Kann der Vergütungsanspruch eines Steuerberaters für erbrachte Beratungsleistungen unter dem Gesichtspunkt einer schwerwiegenden (Treue-)Pflichtverletzung verwirkt sein? Mit dieser Frage hatte sich aktuell der Bundesgerichtshof zu befassen:

Steuerberatervergütung trotz Treuepflichtverletzung

Nach der Rechtsprechung des Bundesgerichtshofs kann der Gedanke des § 654 BGB bei einem Anwaltsvertrag nur dann zum Ausschluss der anwaltlichen Gebührenforderung führen, wenn der Rechtsanwalt sich des vorsätzlichen Parteiverrats im Sinne von § 356 StGB schuldig gemacht – und damit eine dem Tatbestand des § 654 BGB vergleichbare unlautere Tätigkeit „für den anderen Teil“ verwirklicht – hat1. Diese Rechtsprechung geht mit auf die Erwägung zurück, dass das Dienstvertragsrecht keine Gewährleistung kennt und der Verwirkung des Anspruchs auf Entgelt für tatsächlich geleistete Dienste somit enge Grenzen gesetzt sind2.

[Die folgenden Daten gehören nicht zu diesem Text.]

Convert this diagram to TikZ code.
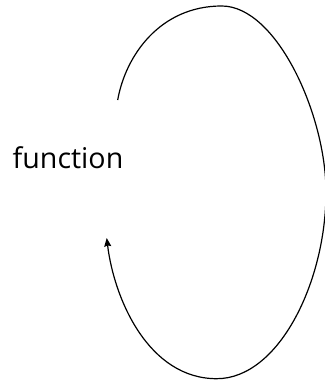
\documentclass[tikz,border=0pt]{standalone}
\usepackage{fontspec}
\setmainfont{Open Sans}
\usetikzlibrary{arrows.meta}
\begin{document}
\begin{tikzpicture}[x=1pt,y=1pt]
\useasboundingbox (0,0) rectangle (324,382);
\coordinate (S) at (117.7,282);
\coordinate (T) at (221.7,376);
\coordinate (R) at (326,190);
\coordinate (B) at (216.7,3.3);
\coordinate (E) at (106.7,144);

 \node (fn) at (68,224) {\fontsize{28.6}{34}\selectfont function};
 % loop round, ends back under the start
 \draw[-{Stealth[length=8.5pt,width=7pt,inset=1pt]}, line width=1.2pt]
  (S) .. controls (125.5,326.3) and (160,376) .. (T)
      .. controls (276.7,376) and (326,267) .. (R)
      .. controls (326,100) and (278.7,3.3) .. (B)
      .. controls (148.7,3.3) and (114.2,82.5) .. (E);

\end{tikzpicture}
\end{document}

Ausgehend von diesen Grundsätzen lagen für den Bundesgerichtshof die Voraussetzungen für eine Verwirkung des Vergütungsanspruchs des Steuerberaters trotz strafrechtlicher Relevanz seines Handelns nicht vor: Die unerlaubte Verwendung von Mitteln aus dem Vermögen der Beklagten für die Begleichung der Kosten des Erwerbs der Gesellschaftsanteile genügt hierfür – unabhängig von der Frage, ob dadurch die Merkmale einer strafbaren Untreue (§ 266 StGB) erfüllt worden sind – nicht.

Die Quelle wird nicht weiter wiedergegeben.